Major Outage at National Weather Service
Outages are inconvenient, annoying, costly, disruptive, but how about life threatening in the face of massive natural disasters. Well that's just what the National Weather Service Warning System recently faced as their systems went down just as severe thunderstorms, some spawning damaging tornadoes, erupted across the country from Denver, Colorado, to Albany, New York. The National Weather Service Warning System was unable to issue critical warnings about weather conditions as a widespread data outage hit the National Weather Service (NWS) on May 22. Radar data stopped flowing to mobile apps and NWS websites for at least a half an hour, and at least some NWS offices lost the ability to disseminate severe weather warnings through automated means, turning instead to social media.
The Washington Post shared that the "National Weather Service failed to warn part of D.C. area of dangerous thunderstorm."
Weather Channel reported that the "National Weather Service outage delays critical tornado warning."
Mashable stated that the "National Weather Service Warning System hobbled by outage at worst possible time."
Making matters worse, the outage caught the attention of the chairwoman of the Senate Appropriations Committee. As both the chairwoman of the full Appropriations panel and the subcommittee on Commerce-Justice-Science that funds the National Weather Service, Sen. Barbara A. Mikulski's home state of Maryland was not notified of a severe thunderstorm warning due to the outage. Subsequently she declared that "Clearly, upgrades to the Weather Service IT systems can't happen soon enough. We owe it to our communities to have a weather service that is ready for duty providing reliable warnings now."
So What Caused the Outage?
As reported in a memo provided to Mashable by a NWS spokesman, the data disruption was triggered by an upgrade to the weather data dissemination system itself, specifically a modification to a network firewall. The firewall was supposed to continue to allow data to pass through it, but "within minutes, engineers noticed that data were not traversing the firewall." In IT operations, change happens, enabling continuous improvement of services. In complex dynamic ecosystems, such as the National Weather Service's Warning System IT infrastructure, change happens a lot.
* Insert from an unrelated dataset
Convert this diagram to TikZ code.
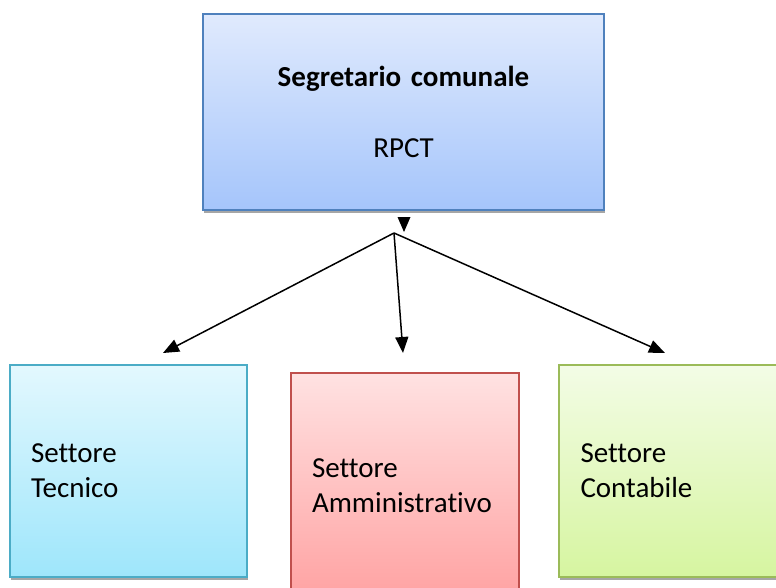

On any given day infrastructure can be upgraded, patches installed, automated processes activated that alter files, system environments and their configurations. Sometimes these activities are performed correctly and ... sometimes they're not. When they're not, the cause may only be identified when a devastating failure occurs.
A key component of the entire IT operations process is Change and configuration management. IT control is impacted every time a change occurs in the infrastructure—whether for the deployment of new hardware or applications, the hiring of new personnel, or some other change—questioning the effectiveness of IT control and change management processes. When an organization can manage change on a continuous basis, it gains the visibility necessary to ensure that its infrastructures are secure, compliant and effective.
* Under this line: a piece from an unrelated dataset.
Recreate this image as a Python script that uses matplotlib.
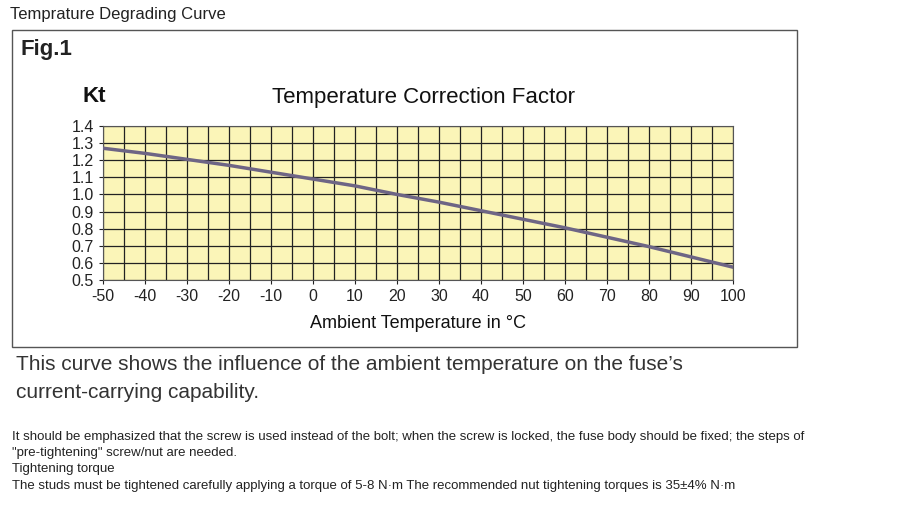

NWS outage: http://t.co/asnMIkCBlN At AccuWx our policy is to not make software/hardware changes on Fridays/Holidays or severe weather days.— Jesse Ferrell (@Accu_Jesse) May 23, 2014
How Severe was the Outage?
The severity of the outage was described as lasting "from 3:49 to 4:25 p.m. ET on Thursday, occurred as severe thunderstorms erupted from the Denver metro area eastward to the Mid-Atlantic. A tornado warning was issued at one point for downtown Denver, and one strong tornado touched down near Albany, New York. Another weaker twister struck in Delaware around the time of the outage. The outage affected 41 watches, warnings and advisories. 30 products (including a tornado warning) were not delivered through the primary dissemination system, but were disseminated by other systems.11 products were delayed approximately 5 minutes.
IT Operations Analytics
Not only at the NWS, but today's IT Operations organizations face new levels of challenges that can no longer be handled with existing approaches. This means applying some more serious brain power to help deal with the complexity and dynamics of today's IT environments. IT Operations Analytics delivers the intelligence IT operations organization are craving, allowing them to turn piles of IT operations' data into actionable information.